= Alfred Pullman =

British soldier and airman

Alfred Outram Pullman DFC (21 May 1916 – 6 February 1954) was a British soldier and airman who fought in the Second World War and the Mau Mau Uprising. He was awarded the Distinguished Flying Cross (DFC) for gallant service after being killed in an air crash in Kenya.

==Early life==
Pullman was the only son of Major Alfred Hopewell Pullman, of the Royal West Kent Regiment, and his wife Emilie Louisa Outram, daughter of Rev. Outram Marshall. His parents were married in June 1915, during the First World War. His father, born in 1881, was the third son of Henry Pullman JP of Teddington, and had received the Queen's South Africa Medal with five clasps for service in the Boer War. In 1915 he was awarded the Distinguished Service Order, for service at the Battle of Loos.

Pullman was born in May 1916 and baptized at St Paul's, Woking, on 10 June 1916. His father died in 1942. The young Pullman was educated at Cheltenham College and then trained at the Royal Military College, Sandhurst, for a career in the British Army, graduating on 30 January 1936, aged nineteen.

==Career==
Immediately after Sandhurst, in January 1936, Pullman was commissioned as a 2nd Lieutenant into the Middlesex Regiment. In October 1939, he was living in Esher with his mother and was a General Aircraft Student. In February 1942, he was appointed as a probationary Pilot Officer in the Royal Air Force Volunteer Reserve, in November 1947 was promoted to Flying Officer, and then in January 1951 to Flight Lieutenant. He next attended the Central Flying School at RAF Little Rissington, which had the purpose of training flying instructors, and on 7 August 1951 passed out as a Qualified Service Pilot.
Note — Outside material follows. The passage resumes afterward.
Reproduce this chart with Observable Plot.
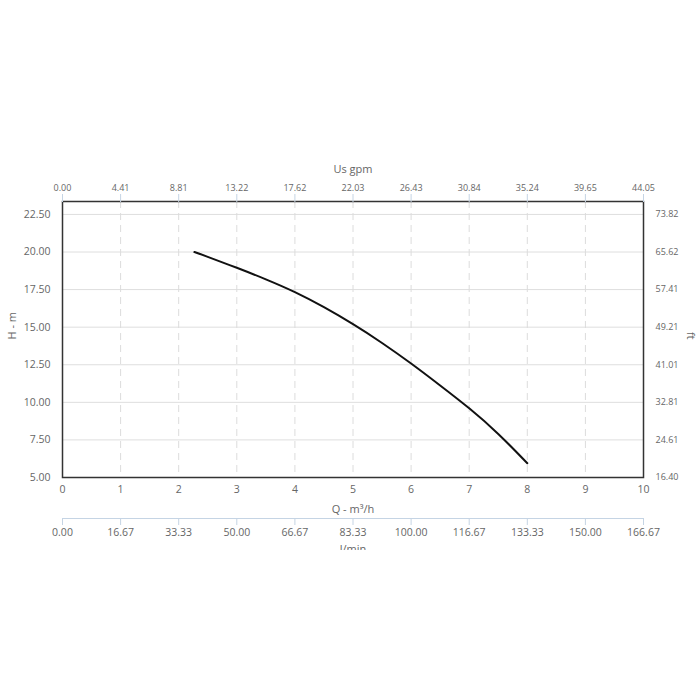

In 1952, Pullman was posted to Rhodesia, in support of the Southern Rhodesian Air Force, and took his wife and children to live there with him. On 27 March 1953, he was transferred from the short service list onto the permanent commission list, and four days later was posted with No 1340 Flight of Harvards to Kenya, on active service during the Mau Mau Uprising. He led the flight in aerial attacks on Mau Mau bases in wooded country, sometimes "diving steeply into the gorges of the Mathioya, Chania, Gura, and Zuti rivers, often in conditions of low cloud and driving rain". He showed an offensive spirit and was determined in making attacks. On 6 February 1954, Pullman was killed when his plane crashed, and his wife and children, at home in Rhodesia, were informed by telegram. His remains were buried in Kenya at Nyeri. On 29 June 1954 Pullman was posthumously awarded the Distinguished Flying Cross, "in recognition of gallant and distinguished service in operations in Kenya". He had completed a total of 3,040 flying hours, including 220 sorties for bombing and strafing. His widow and two young sons attended an investiture at Buckingham Palace.

==Private life==
On 7 April 1945, at St Andrew's, Kirby Bedon, Norfolk, Pullman married Audrey Evelyn Merrifield, a WAAF Officer, the daughter of the Rev. Sidney Merrifield, Rector of the parish. Their son Philip was born in October 1946, and a second son, Francis, in 1949.

In October 1954, after her husband's death, Audrey Pullman married Henry J. Dodgson, known as Johnnie, another Royal Air Force pilot. After Audrey's death in 1989, papers came to light which suggested that at the time of Pullman's death in 1954 he and his wife had separated and were seeking a divorce.

==Later criticism==
Pullman's son Philip became a fantasy novelist, and in 2008 he commented on his father "I have never fully understood why he got the medal. As far as I can make out, it was an accident. His plane crashed... Given what we now know about British behaviour during the insurgency, my father probably doesn't come out of this with very much credit, judged by the standards of modern liberal progressive thought." He has also claimed that his father had gambling debts and might have killed himself, and also that he suspected the death had been faked and that his father was "alive somewhere in hiding with a different name".